:: EXERCISE BRIEF ::
Repeat the material in full. Keep every line exactly as it is.

━━━━━ DATASET CONTENT

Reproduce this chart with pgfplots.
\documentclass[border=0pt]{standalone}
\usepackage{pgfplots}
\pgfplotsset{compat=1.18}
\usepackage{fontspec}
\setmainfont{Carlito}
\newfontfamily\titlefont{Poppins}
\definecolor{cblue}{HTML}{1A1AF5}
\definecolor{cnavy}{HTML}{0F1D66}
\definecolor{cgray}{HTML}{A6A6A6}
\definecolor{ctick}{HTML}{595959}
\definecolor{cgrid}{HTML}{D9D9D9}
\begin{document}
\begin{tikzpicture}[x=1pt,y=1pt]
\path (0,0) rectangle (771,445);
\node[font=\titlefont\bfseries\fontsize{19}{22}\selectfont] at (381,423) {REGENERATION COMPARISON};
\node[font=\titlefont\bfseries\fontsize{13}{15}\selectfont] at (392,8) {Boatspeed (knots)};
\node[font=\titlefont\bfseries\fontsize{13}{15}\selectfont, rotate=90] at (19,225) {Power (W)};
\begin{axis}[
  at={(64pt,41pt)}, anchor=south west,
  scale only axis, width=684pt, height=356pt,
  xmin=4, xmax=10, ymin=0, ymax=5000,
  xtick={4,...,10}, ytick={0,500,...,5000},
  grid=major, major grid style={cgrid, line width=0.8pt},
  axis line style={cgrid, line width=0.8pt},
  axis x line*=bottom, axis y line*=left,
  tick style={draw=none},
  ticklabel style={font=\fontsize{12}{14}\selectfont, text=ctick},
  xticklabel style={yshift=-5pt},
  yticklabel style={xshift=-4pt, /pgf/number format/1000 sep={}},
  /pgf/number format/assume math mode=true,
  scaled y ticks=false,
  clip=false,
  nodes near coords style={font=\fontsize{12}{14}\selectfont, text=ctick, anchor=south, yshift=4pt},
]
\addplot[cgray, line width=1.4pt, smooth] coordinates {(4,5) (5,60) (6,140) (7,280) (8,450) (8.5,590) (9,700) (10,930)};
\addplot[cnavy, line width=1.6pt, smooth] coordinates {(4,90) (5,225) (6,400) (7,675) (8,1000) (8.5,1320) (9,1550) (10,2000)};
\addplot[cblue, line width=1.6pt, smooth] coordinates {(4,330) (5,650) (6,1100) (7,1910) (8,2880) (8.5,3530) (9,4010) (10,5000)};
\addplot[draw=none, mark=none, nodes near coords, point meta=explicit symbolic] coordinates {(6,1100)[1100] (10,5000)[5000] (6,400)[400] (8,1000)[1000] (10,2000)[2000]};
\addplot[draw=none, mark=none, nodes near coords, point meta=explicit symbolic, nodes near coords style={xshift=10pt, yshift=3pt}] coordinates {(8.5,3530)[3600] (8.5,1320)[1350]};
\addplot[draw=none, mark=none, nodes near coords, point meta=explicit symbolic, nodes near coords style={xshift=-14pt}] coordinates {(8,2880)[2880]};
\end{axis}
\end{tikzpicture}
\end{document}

━━━━━━━━━━

:: EXERCISE RESPONSE ::
Reproduce this chart with pgfplots.
\documentclass[border=0pt]{standalone}
\usepackage{pgfplots}
\pgfplotsset{compat=1.18}
\usepackage{fontspec}
\setmainfont{Carlito}
\newfontfamily\titlefont{Poppins}
\definecolor{cblue}{HTML}{1A1AF5}
\definecolor{cnavy}{HTML}{0F1D66}
\definecolor{cgray}{HTML}{A6A6A6}
\definecolor{ctick}{HTML}{595959}
\definecolor{cgrid}{HTML}{D9D9D9}
\begin{document}
\begin{tikzpicture}[x=1pt,y=1pt]
\path (0,0) rectangle (771,445);
\node[font=\titlefont\bfseries\fontsize{19}{22}\selectfont] at (381,423) {REGENERATION COMPARISON};
\node[font=\titlefont\bfseries\fontsize{13}{15}\selectfont] at (392,8) {Boatspeed (knots)};
\node[font=\titlefont\bfseries\fontsize{13}{15}\selectfont, rotate=90] at (19,225) {Power (W)};
\begin{axis}[
  at={(64pt,41pt)}, anchor=south west,
  scale only axis, width=684pt, height=356pt,
  xmin=4, xmax=10, ymin=0, ymax=5000,
  xtick={4,...,10}, ytick={0,500,...,5000},
  grid=major, major grid style={cgrid, line width=0.8pt},
  axis line style={cgrid, line width=0.8pt},
  axis x line*=bottom, axis y line*=left,
  tick style={draw=none},
  ticklabel style={font=\fontsize{12}{14}\selectfont, text=ctick},
  xticklabel style={yshift=-5pt},
  yticklabel style={xshift=-4pt, /pgf/number format/1000 sep={}},
  /pgf/number format/assume math mode=true,
  scaled y ticks=false,
  clip=false,
  nodes near coords style={font=\fontsize{12}{14}\selectfont, text=ctick, anchor=south, yshift=4pt},
]
\addplot[cgray, line width=1.4pt, smooth] coordinates {(4,5) (5,60) (6,140) (7,280) (8,450) (8.5,590) (9,700) (10,930)};
\addplot[cnavy, line width=1.6pt, smooth] coordinates {(4,90) (5,225) (6,400) (7,675) (8,1000) (8.5,1320) (9,1550) (10,2000)};
\addplot[cblue, line width=1.6pt, smooth] coordinates {(4,330) (5,650) (6,1100) (7,1910) (8,2880) (8.5,3530) (9,4010) (10,5000)};
\addplot[draw=none, mark=none, nodes near coords, point meta=explicit symbolic] coordinates {(6,1100)[1100] (10,5000)[5000] (6,400)[400] (8,1000)[1000] (10,2000)[2000]};
\addplot[draw=none, mark=none, nodes near coords, point meta=explicit symbolic, nodes near coords style={xshift=10pt, yshift=3pt}] coordinates {(8.5,3530)[3600] (8.5,1320)[1350]};
\addplot[draw=none, mark=none, nodes near coords, point meta=explicit symbolic, nodes near coords style={xshift=-14pt}] coordinates {(8,2880)[2880]};
\end{axis}
\end{tikzpicture}
\end{document}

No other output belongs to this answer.